Dr. Peter Agre
2009 Award Recipient
Annual Prize for Outstanding Contribution to Lung Research



Dr. Peter Agre, University Professor and Director at John Hopkins Malaria Research Institute, Bloomberg School of Public Health, is the second recipient of the prestigious $50,000 prize from the Will Rogers Institute.

In 2003, Peter shared the Nobel Prize in Chemistry for discovering aquaporins, protein channels within membranes that allow the movement of water across the membrane. Aquaporins are responsible for numerouse physiological processes in humans and are implicated in multiple clinical disorders including fluid retention, bedwetting, brain edema, cataracts, heat prostration and obesity. Aquaporins also play an important role in the normal physiology and disease in the human airways. Chronic lung injury and lung fibrosis is associated with decreased protein and mRNA expression of aqauporins in the lung. Due to Dr. Agre's work, researchers around the world now study aquaporins in many species of plants, bacteria and animals and have linked aberrant water transport to a multitude of human diseases and conditions. Currently, Dr. Agre presides over a team of 20 scientists working on everything from designing malaria vaccines to engineering a malaria-resistant mosquito that in theory could out-compete others if released in the wild.
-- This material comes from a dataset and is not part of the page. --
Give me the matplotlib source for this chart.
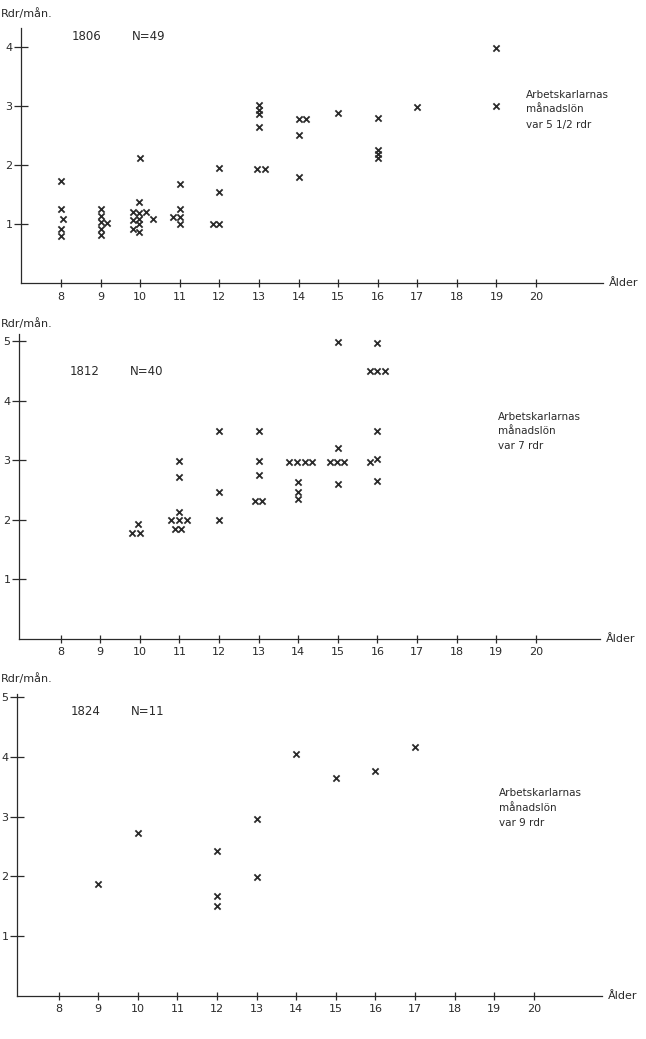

Born in Northfiled, Minnesota, Peter received his B.A. from Augsburg College in Minneapolis, Minnesota and his M.D. in 1974 from John Hopkins University School of Medicine in Baltimore, Maryland. He served as Vice Chancellor for science and technology at Duke University Medical Center in Durham, NC, where he guided the development of Duke's biomedical research. Agre became director at JHMRI and joined the faculty of hte Johns Hopkins Bloomberg School of Public Health on January 1, 2008. He was elected to membership in the National Academy of Sciences in 2000 and to the American Academy of Arts and Sciences in 2003. He is also founding member of Scientists and Engineers for America (SEA), and serves on its Board of Advisors.

The Will Rogers Institute's Annual Prize for Outstanding Contribution to Lung Research was created to honor individuals for extraordinary work leading to advancements in treatment for lung diseases. The first award was presented to Dr. Francis Collins for his work in identifying the Cystic Fibrosis gene.